Futtock – Segment of a timber frame.


Galley – The cooking compartments of the ship which, in the Mary Rose, seem to have existed in the Hold and on the Orlop deck.

Grapnel – A small several-pronged anchor normally used for dragging for lost articles or employed to hold vessels together.

Gun rail – A timber rail in the ship’s side above the Upper deck and at the base of the Sterncastle, in which there are several holes for swivel guns.

Gunport – Usually a square opening in the ship’s side through which a gun was fired.

Gunport lid – The hinged cover that enabled a gunport to be closed when not in use.

Gunwale – The uppermost rail or timber of a ship’s side.


Hatch – An opening in a deck.

Hatch covers – Moveable timber lids used to close a hatch.

Hold – The lowest part of the ship, usually used for the stowage of equipment and supplies.

Hull – The shell structure of frames and planks of a ship.


Keel – The central longitudinal strengthening beam in bottom of a ship, from which rise the frames and the stem and sternposts.

Knee – An angled timber, usually carved from naturally angled tree growth, fastening the intersection of timbers such as deck beams to the frames of a ship’s side. A ‘hanging knee’ is angled downwards, a ‘lodging knee’ is angled horizontally, and a ‘rising knee’ is angled upwards.


Linstock – A wooden pole, often decorate, which held a saltpetre-coated cord, used to light a large gun.


Main deck – The widest deck of the ship, between the Orlop deck below and the Upper deck above.

Main mast – The second mast from the bow.

Mast-step – Socket in the keelson to hold the foot of a mast.

Midships – The centre of the fore and aft length of a ship, sometimes applied to a ship’s waist.

Mizzen mast – The third mast from the bow.


Orlop deck – The lowest deck in the ship.


Partition – A timber wall forming the side of a compartment.

Poop deck – The uppermost deck of the Sterncastle, usually aft of the mizzen mast.

Port side – The left-hand side of a ship looking forward.


Running rigging – Ropes used mainly for setting and furling sails.


Scupper – Waterway through the side of the ship to allow surface water to be drained outboard.
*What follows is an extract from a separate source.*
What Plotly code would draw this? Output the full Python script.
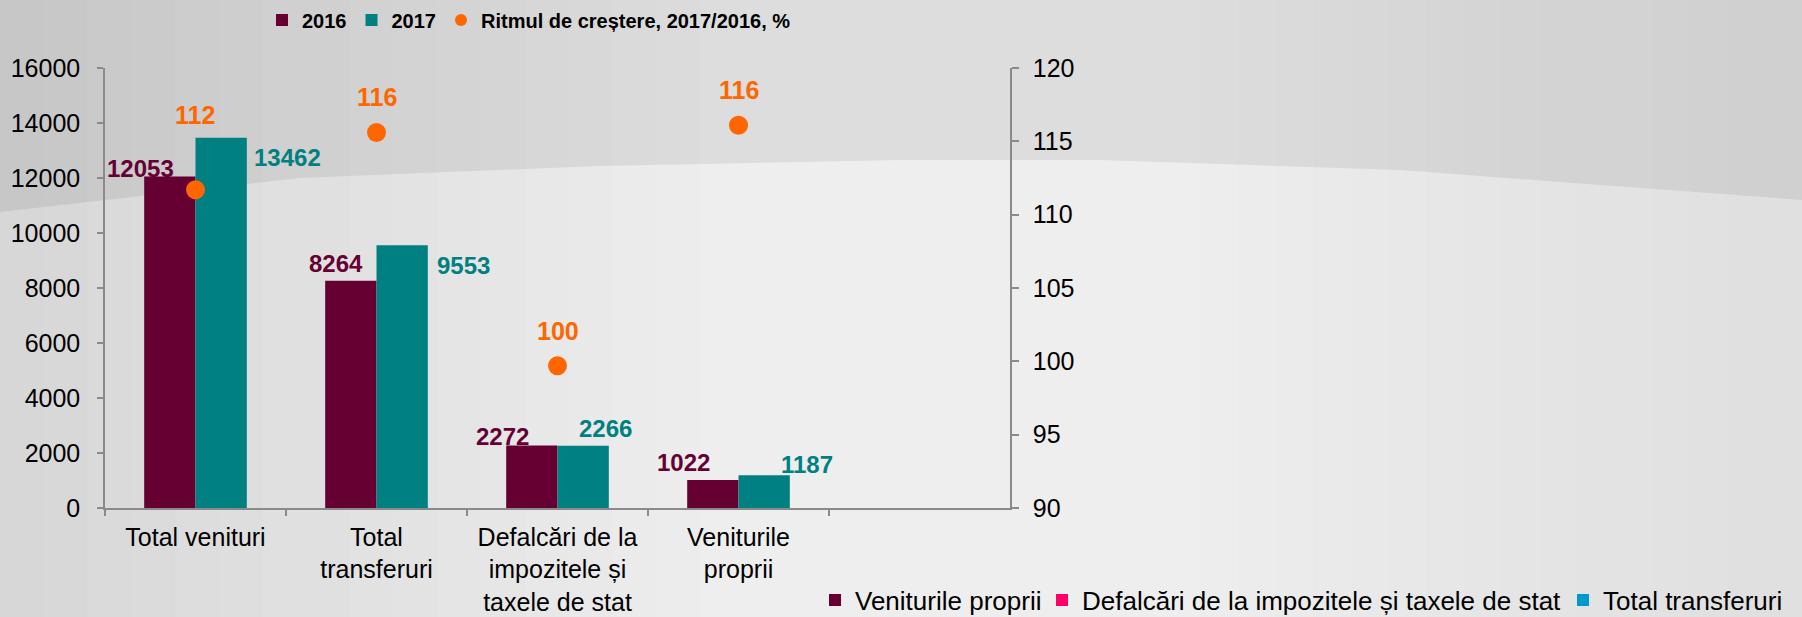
import plotly.graph_objects as go

# ---------------- data ----------------
categories = ["Total venituri", "Total transferuri",
              "Defalcări de la impozitele și taxele de stat", "Veniturile proprii"]
tick_labels = ["Total venituri", "Total<br>transferuri",
               "Defalcări de la<br>impozitele și<br>taxele de stat", "Veniturile<br>proprii"]
values_2016 = [12053, 8264, 2272, 1022]
values_2017 = [13462, 9553, 2266, 1187]
growth_rate = [111.7, 115.6, 99.7, 116.1]
left_ticks = [0, 2000, 4000, 6000, 8000, 10000, 12000, 14000, 16000]
right_ticks = [90, 95, 100, 105, 110, 115, 120]
series_names = ["2016", "2017", "Ritmul de creștere, 2017/2016, %"]
legend2_names = ["Veniturile proprii", "Defalcări de la impozitele și taxele de stat", "Total transferuri"]

# ---------------- styles ----------------
C2016 = "#660033"
C2017 = "#008080"
CORANGE = "#FF6600"
legend2_colors = ["#660033", "#FF0066", "#0099CC"]
legend2_pos = [815, 1042, 1563]
FONT = "Liberation Sans, Arial, sans-serif"
AXIS = "#8a8a8a"

W, H = 1802, 617
ML, MR, MT, MB = 105, 792, 68, 109
PW, PH = W - ML - MR, H - MT - MB


def px(x):
    return (x - ML) / PW


def py(y):
    return (H - MB - y) / PH


fig = go.Figure()
fig.add_trace(go.Bar(x=categories, y=values_2016, name=series_names[0],
                     marker=dict(color=C2016, line=dict(width=0))))
fig.add_trace(go.Bar(x=categories, y=values_2017, name=series_names[1],
                     marker=dict(color=C2017, line=dict(width=0))))
fig.add_trace(go.Scatter(x=categories, y=growth_rate, name=series_names[2], yaxis="y2",
                         mode="markers", marker=dict(color=CORANGE, size=19)))

extra_legends = {}
for i, (name, col, xpos) in enumerate(zip(legend2_names, legend2_colors, legend2_pos)):
    key = f"legend{i + 2}"
    fig.add_trace(go.Scatter(x=[None], y=[None], name=name, mode="markers",
                             marker=dict(symbol="square", color=col, size=13),
                             legend=key, showlegend=True, hoverinfo="skip"))
    extra_legends[key] = dict(orientation="h", xref="container", yref="container",
                              x=xpos / W, y=1 - 600 / H, xanchor="left", yanchor="middle",
                              font=dict(family=FONT, size=26, color="#000000"),
                              bgcolor="rgba(0,0,0,0)", itemsizing="constant", borderwidth=0)

# ---------------- data labels ----------------
off2016 = [(-55, 8), (-41, 17), (-55, 9), (-55, 17)]
off2017 = [(92, -20), (87, -20), (48, 17), (68, 11)]
offgrowth = [(-1, 75), (0, 36), (0, 35), (0, 35)]
ann = []
for c, v, (dx, dy) in zip(categories, values_2016, off2016):
    ann.append(dict(x=c, y=v, xref="x", yref="y", text=f"<b>{v}</b>", showarrow=False,
                    xshift=dx, yshift=dy, font=dict(family=FONT, size=24, color=C2016)))
for c, v, (dx, dy) in zip(categories, values_2017, off2017):
    ann.append(dict(x=c, y=v, xref="x", yref="y", text=f"<b>{v}</b>",
                    showarrow=False, xshift=dx, yshift=dy,
                    font=dict(family=FONT, size=24, color=C2017)))
for c, v, (dx, dy) in zip(categories, growth_rate, offgrowth):
    ann.append(dict(x=c, y=v, xref="x", yref="y2", text=f"<b>{v:.0f}</b>", showarrow=False,
                    xshift=dx, yshift=dy, font=dict(family=FONT, size=25, color=CORANGE)))

# ---------------- background ----------------
shapes = []
y0, y1 = py(H), py(0)
nstrip = 16
for i in range(nstrip):
    a = 0.095 * (1 - i / nstrip)
    xa, xb = i * 700 / nstrip, (i + 1) * 700 / nstrip
    shapes.append(dict(type="rect", xref="paper", yref="paper", x0=px(xa), x1=px(xb),
                       y0=y0, y1=y1, fillcolor=f"rgba(0,0,0,{a:.4f})", line=dict(width=0),
                       layer="below"))
for i in range(nstrip):
    a = 0.06 * (i + 1) / nstrip
    xa, xb = 1200 + i * 602 / nstrip, 1200 + (i + 1) * 602 / nstrip
    shapes.append(dict(type="rect", xref="paper", yref="paper", x0=px(xa), x1=px(xb),
                       y0=y0, y1=y1, fillcolor=f"rgba(0,0,0,{a:.4f})", line=dict(width=0),
                       layer="below"))
pts = [(0, 212), (300, 178), (600, 166), (900, 160), (1100, 160), (1400, 170),
       (1600, 185), (1802, 200)]
path = f"M {px(0)},{py(0)} " + " ".join(f"L {px(a)},{py(b)}" for a, b in pts) + f" L {px(W)},{py(0)} Z"
shapes.append(dict(type="path", xref="paper", yref="paper", path=path,
                   fillcolor="rgba(0,0,0,0.07)", line=dict(width=0), layer="below"))

fig.update_layout(
    width=W, height=H,
    margin=dict(l=ML, r=MR, t=MT, b=MB, autoexpand=False),
    paper_bgcolor="#eeeeee",
    plot_bgcolor="rgba(0,0,0,0)",
    font=dict(family=FONT, size=25, color="#000000"),
    barmode="group", bargap=0.433, bargroupgap=0,
    showlegend=True,
    legend=dict(orientation="h", xref="container", yref="container",
                x=262 / W, y=1 - 20 / H, xanchor="left", yanchor="middle",
                font=dict(family=FONT, size=20, color="#000000", weight="bold"),
                bgcolor="rgba(0,0,0,0)", itemsizing="constant", traceorder="normal"),
    xaxis=dict(type="category", categoryorder="array", categoryarray=categories,
               tickvals=categories, ticktext=tick_labels, range=[-0.5, 4.5],
               showline=True, linecolor=AXIS, linewidth=1.5, ticks="outside",
               tickson="boundaries", ticklen=6, tickcolor=AXIS, tickwidth=1.5,
               showgrid=False, zeroline=False, ticklabelstandoff=6,
               tickfont=dict(family=FONT, size=25, color="#000000")),
    yaxis=dict(range=[0, 16000], tickvals=left_ticks, tickformat="d", showline=True,
               linecolor=AXIS, linewidth=1.5, ticks="outside", ticklen=6, tickcolor=AXIS,
               tickwidth=1.5, showgrid=False, zeroline=False, ticklabelstandoff=12,
               tickfont=dict(family=FONT, size=25, color="#000000")),
    yaxis2=dict(range=[90, 120], tickvals=right_ticks, overlaying="y", side="right",
                showline=True, linecolor=AXIS, linewidth=1.5, ticks="outside", ticklen=7,
                tickcolor=AXIS, tickwidth=1.5, showgrid=False, zeroline=False,
                ticklabelstandoff=9,
                tickfont=dict(family=FONT, size=25, color="#000000")),
    annotations=ann,
    shapes=shapes,
    **extra_legends,
)

fig.write_html("out.html", config={"displayModeBar": False},
               post_script="document.body.style.margin='0px';document.body.style.overflow='hidden';")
Shroud – Rope used to hold mast upright, attached to the chain at a ship’s side with deadeyes and lanyards.

Spike – An iron nail.

Stanchion – Upright pillar between deck beams to help support the decks.

Standing rigging – Fixed ropes mainly used to support the masts.
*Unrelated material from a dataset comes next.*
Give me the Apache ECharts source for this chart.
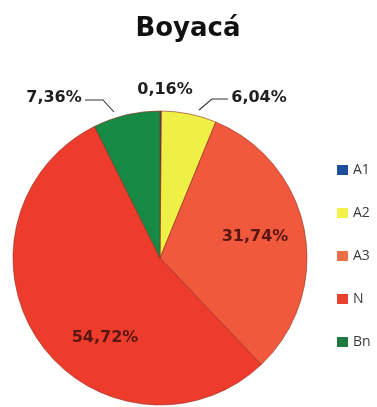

Starboard side – The right-hand side of a ship looking forward.

Stern – The back end of a ship.

Sterncastle – The elevated after part of a vessel with, in the Mary Rose, originally two decks.
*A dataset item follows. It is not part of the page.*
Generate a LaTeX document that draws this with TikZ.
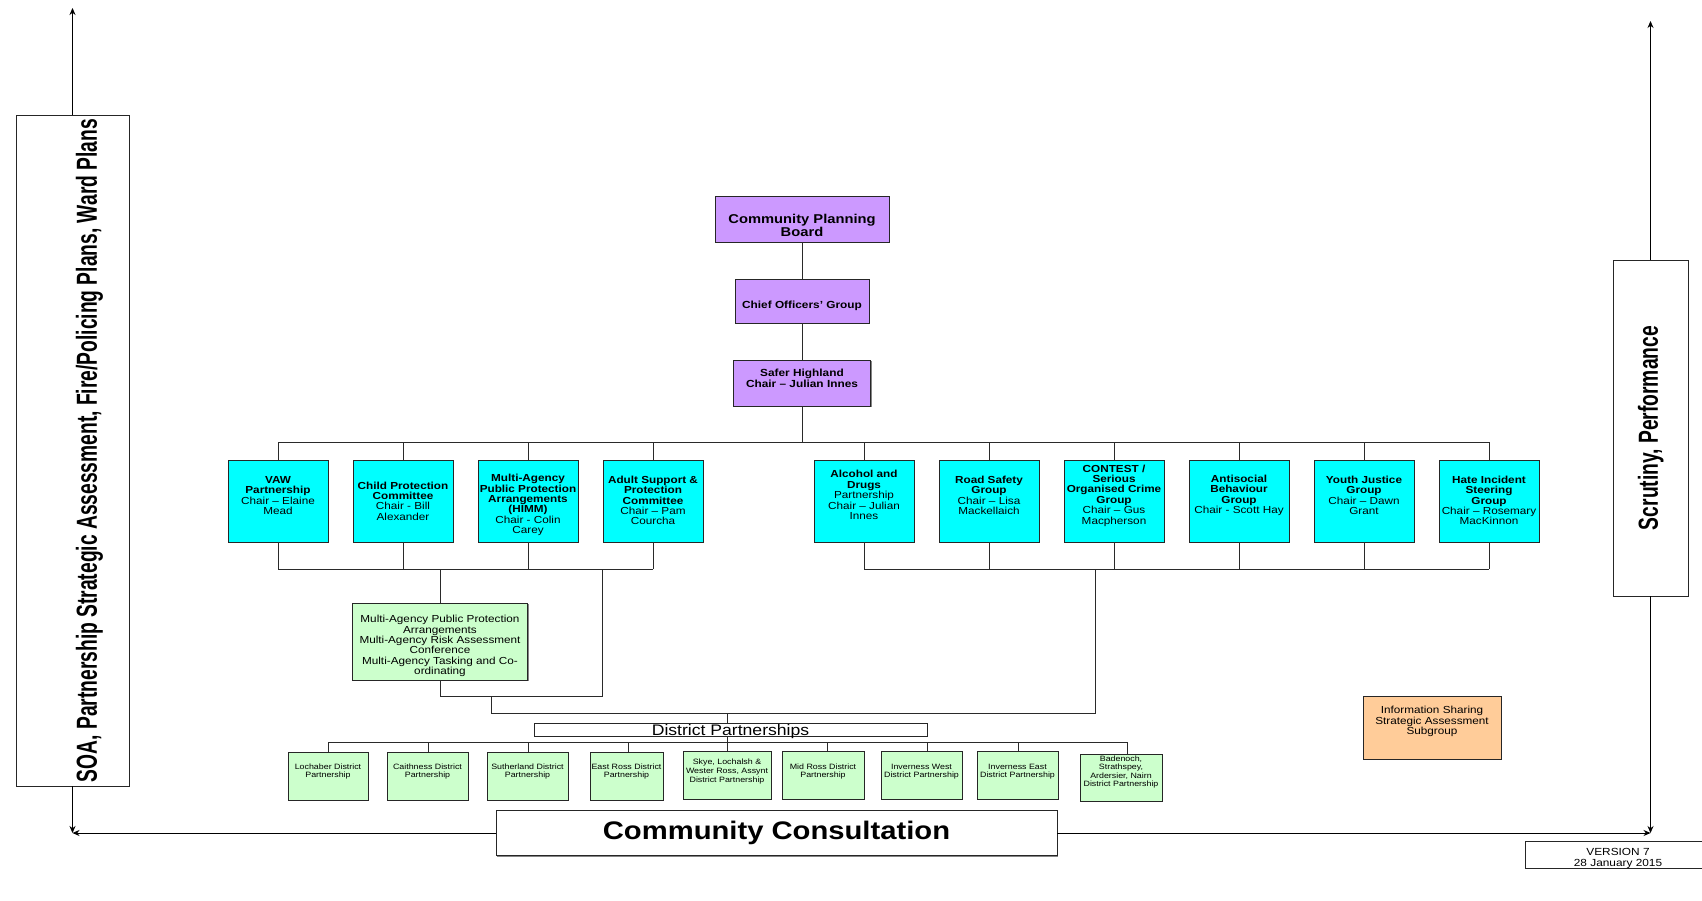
\documentclass[tikz,border=0pt]{standalone}
\usepackage{fontspec}
\setmainfont{Liberation Sans}[FakeStretch=1.15]
\usepackage{graphicx}
\usetikzlibrary{arrows.meta,shadows}
\definecolor{purp}{HTML}{CC99FF}
\definecolor{cyanb}{HTML}{00FFFF}
\definecolor{greenb}{HTML}{CCFFCC}
\definecolor{orangeb}{HTML}{FFCC99}
\definecolor{linec}{HTML}{2A2A2A}
\begin{document}
\begin{tikzpicture}[x=1pt,y=-1pt,
  base/.style={draw=black!85, line width=0.8pt, inner sep=0pt, align=center, anchor=center},
  shad/.style={drop shadow={shadow xshift=1.3pt, shadow yshift=-1.3pt, fill=black!60, opacity=0.8}},
  pbox/.style={base, shad, fill=purp},
  ptxt/.style={inner sep=0pt, align=center, font=\fontsize{10.3}{10.8}\selectfont\bfseries},
  cbox/.style={base, shad, fill=cyanb, minimum width=100pt, minimum height=82pt},
  ctxt/.style={inner sep=0pt, align=center, font=\fontsize{10.2}{10.4}\selectfont},
  gbox/.style={base, shad, fill=greenb},
  gtxt/.style={inner sep=0pt, align=center, font=\fontsize{10.2}{10.3}\selectfont},
  dbox/.style={base, shad, fill=greenb, minimum height=48pt},
  dtxt/.style={inner sep=0pt, align=center, font=\fontsize{7.7}{8.6}\selectfont},
  conn/.style={draw=linec, line width=0.9pt},
  arr/.style={draw=black, line width=0.8pt, -{Stealth[length=7pt,width=6pt]}},
]
\useasboundingbox (0,0) rectangle (1702,901);
\fill[white] (0,0) rectangle (1702,901);

% side boxes
\node[base, minimum width=113pt, minimum height=671pt] (soa) at (72.5,450.5) {};
\node[inner sep=0pt, anchor=east] (soat) at (97,450.5) {\rotatebox{90}{\resizebox{663pt}{21pt}{\raisebox{0pt}[\height][0pt]{\bfseries SOA, Partnership Strategic Assessment, Fire/Policing Plans, Ward Plans}}}};
\node[base, minimum width=75pt, minimum height=336pt] (scr) at (1650.5,428) {};
\node[inner sep=0pt, anchor=east] (scrt) at (1658,428) {\rotatebox{90}{\resizebox{204pt}{20pt}{\raisebox{0pt}[\height][0pt]{\bfseries Scrutiny, Performance}}}};

% purple column
\node[pbox, minimum width=174pt, minimum height=46pt] (cpb) at (802,219) {};
\node[ptxt, font=\fontsize{12.8}{13}\selectfont\bfseries] (cpbt) at (802,225) {Community Planning\\Board};
\node[pbox, minimum width=134pt, minimum height=44pt] (cog) at (802,301) {};
\node[ptxt] (cogt) at (802,306) {Chief Officers' Group};
\node[pbox, minimum width=137pt, minimum height=46pt] (sh) at (802,383) {};
\node[ptxt] (sht) at (802,378) {Safer Highland\\Chair – Julian Innes};

% cyan boxes
\node[cbox] (vaw) at (278,501) {};
\node[ctxt] (vawt) at (278,495.5) {\textbf{VAW}\\\textbf{Partnership}\\Chair – Elaine\\Mead};
\node[cbox] (cpc) at (403,501) {};
\node[ctxt] (cpct) at (403,501) {\textbf{Child Protection}\\\textbf{Committee}\\Chair - Bill\\Alexander};
\node[cbox] (himm) at (528,501) {};
\node[ctxt] (himmt) at (528,505) {\textbf{Multi-Agency}\\\textbf{Public Protection}\\\textbf{Arrangements}\\\textbf{(HIMM)}\\Chair - Colin\\Carey};
\node[cbox] (asp) at (653,501) {};
\node[ctxt] (aspt) at (653,500.5) {\textbf{Adult Support \&}\\\textbf{Protection}\\\textbf{Committee}\\Chair – Pam\\Courcha};
\node[cbox] (ad) at (864,501) {};
\node[ctxt] (adt) at (864,495) {\textbf{Alcohol and}\\\textbf{Drugs}\\Partnership\\Chair – Julian\\Innes};
\node[cbox] (rs) at (989,501) {};
\node[ctxt] (rst) at (989,495.5) {\textbf{Road Safety}\\\textbf{Group}\\Chair – Lisa\\Mackellaich};
\node[cbox] (con) at (1114,501) {};
\node[ctxt] (cont) at (1114,495.5) {\textbf{CONTEST /}\\\textbf{Serious}\\\textbf{Organised Crime}\\\textbf{Group}\\Chair – Gus\\Macpherson};
\node[cbox] (asb) at (1239,501) {};
\node[ctxt] (asbt) at (1239,495.5) {\textbf{Antisocial}\\\textbf{Behaviour}\\\textbf{Group}\\Chair - Scott Hay};
\node[cbox] (yj) at (1364,501) {};
\node[ctxt] (yjt) at (1364,495.5) {\textbf{Youth Justice}\\\textbf{Group}\\Chair – Dawn\\Grant};
\node[cbox] (hi) at (1489,501) {};
\node[ctxt] (hit) at (1489,500.5) {\textbf{Hate Incident}\\\textbf{Steering}\\\textbf{Group}\\Chair – Rosemary\\MacKinnon};

% MAPPA
\node[gbox, minimum width=175pt, minimum height=77pt] (mappa) at (440,641.5) {};
\node[gtxt] (mappat) at (440,646) {Multi-Agency Public Protection\\Arrangements\\Multi-Agency Risk Assessment\\Conference\\Multi-Agency Tasking and Co-\\ordinating};

% District Partnerships
\node[base, fill=white, minimum width=393pt, minimum height=13pt, font=\fontsize{15.3}{16}\selectfont, text height=11pt, text depth=0pt] (dp) at (730.5,729.5) {District Partnerships};

\node[dbox, minimum width=80pt] (loch) at (328,776) {};
\node[dtxt] (locht) at (328,771.5) {Lochaber District\\Partnership};
\node[dbox, minimum width=81pt] (caith) at (427.5,776) {};
\node[dtxt] (caitht) at (427.5,771.5) {Caithness District\\Partnership};
\node[dbox, minimum width=81pt] (suth) at (527.5,776) {};
\node[dtxt] (sutht) at (527.5,771.5) {Sutherland District\\Partnership};
\node[dbox, minimum width=73pt] (eros) at (626.5,776) {};
\node[dtxt] (erost) at (626.5,771.5) {East Ross District\\Partnership};
\node[dbox, minimum width=88pt] (skye) at (727,775) {};
\node[dtxt] (skyet) at (727,771.5) {Skye, Lochalsh \&\\Wester Ross, Assynt\\District Partnership};
\node[dbox, minimum width=82pt] (mros) at (823,775) {};
\node[dtxt] (mrost) at (823,771.5) {Mid Ross District\\Partnership};
\node[dbox, minimum width=81pt] (invw) at (921.5,775) {};
\node[dtxt] (invwt) at (921.5,771.5) {Inverness West\\District Partnership};
\node[dbox, minimum width=81pt] (inve) at (1017.5,775) {};
\node[dtxt] (invet) at (1017.5,771.5) {Inverness East\\District Partnership};
\node[dbox, minimum width=82pt, minimum height=47pt] (bad) at (1121,777.5) {};
\node[dtxt] (badt) at (1121,772) {Badenoch,\\Strathspey,\\Ardersier, Nairn\\District Partnership};

% Information sharing
\node[base, shad, fill=orangeb, minimum width=138pt, minimum height=63pt] (isb) at (1432,727.5) {};
\node[gtxt] (isbt) at (1432,721.5) {Information Sharing\\Strategic Assessment\\Subgroup};

% Community consultation
\node[base, shad, fill=white, minimum width=561pt, minimum height=45pt, font=\fontsize{25.4}{27}\selectfont\bfseries] (cc) at (776.5,833) {Community Consultation};

% version
\node[base, fill=white, minimum width=181pt, minimum height=27pt] (ver) at (1615.5,854.5) {};
\node[inner sep=0pt, align=center, font=\fontsize{10.3}{10.8}\selectfont] (vert) at (1618,858.5) {VERSION 7\\28 January 2015};

% arrows
\coordinate (soatop) at (72.5,8);
\coordinate (corL) at (72.5,833);
\coordinate (scrtop) at (1650.5,21);
\coordinate (corR) at (1650.5,833);
\draw[arr] (soa.north) -- (soatop);
\draw[arr] (soa.south) -- (corL);
\draw[arr] (cc.west) -- (corL);
\draw[arr] (scr.north) -- (scrtop);
\draw[arr] (scr.south) -- (corR);
\draw[arr] (cc.east) -- (corR);

% connectors
\coordinate (ub) at (802,442);
\draw[conn] (cpb.south) -- (cog.north);
\draw[conn] (cog.south) -- (sh.north);
\draw[conn] (sh.south) -- (ub);
\draw[conn] (vaw.north |- ub) -- (hi.north |- ub);
\foreach \n in {vaw,cpc,himm,asp,ad,rs,con,asb,yj,hi} \draw[conn] (\n.north) -- (\n.north |- ub);
\coordinate (lb) at (440,569);
\coordinate (rb) at (1095,569);
\draw[conn] (vaw.south |- lb) -- (asp.south |- lb);
\draw[conn] (ad.south |- rb) -- (hi.south |- rb);
\foreach \n in {vaw,cpc,himm,asp,ad,rs,con,asb,yj,hi} \draw[conn] (\n.south) -- (\n.south |- lb);
\draw[conn] (lb) -- (mappa.north);
\coordinate (ja) at (602,569);
\coordinate (jb) at (602,696);
\draw[conn] (ja) -- (jb) -- (mappa.south |- jb) -- (mappa.south);
\coordinate (jc) at (491,696);
\coordinate (jd) at (491,713);
\coordinate (je) at (1095,713);
\draw[conn] (jc) -- (jd) -- (je) -- (rb);
\coordinate (jf) at (727,713);
\draw[conn] (jf) -- (jf |- dp.north);
\draw[conn] (jf |- dp.south) -- (skye.north);
\coordinate (db) at (328,742);
\coordinate (dbe) at (1127,742);
\draw[conn] (db) -- (dbe);
\foreach \x/\n in {328/loch,428/caith,528/suth,628/eros,827/mros,927/invw,1018/inve,1127/bad} {
  \coordinate (t\n) at (\x,742);
  \draw[conn] (t\n) -- (t\n |- \n.north);
}
\end{tikzpicture}
\end{document}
Sterncastle deck – In this case the term refers to the discovered platform inboard in the Sterncastle. In fact it was the lower Castle deck, the upper Castle deck having been destroyed.


Top – A fighting platform attached to the upper part of a mast. Sometimes erroneously known as a crow’s nest.

Top mast – The length of mast above the lowest part of a mast.

Treenail – A wooden nail used to fasten timbers together.


Upper deck – The uppermost through deck of the ship, in three parts: the forward portion under the Forecastle, the middle portion in the waist that was open to the weather, and the aftermost portion under the Sterncastle. In the Mary Rose each part of this deck probably had a different name.


Waist – The low part of the vessel between the high Forecastle and Sterncastle.

Wale – An extra-thick plank running fore-and-aft in the side of the ship.

Whipstaff – A method of turning a rudder by means of a vertical lever attached to the inboard end of the tiller which allows the helmsman on a deck above to lever the tiller sideways.

Windlass – A machine used to wind rope in the Mary Rose. It had a horizontal roller and was turned by handles, and would have had a pawl as a brake.


Yard – A horizontal spar located near the top of a mast from which a sail is set. The ends of the yard are termed ‘yardarms’.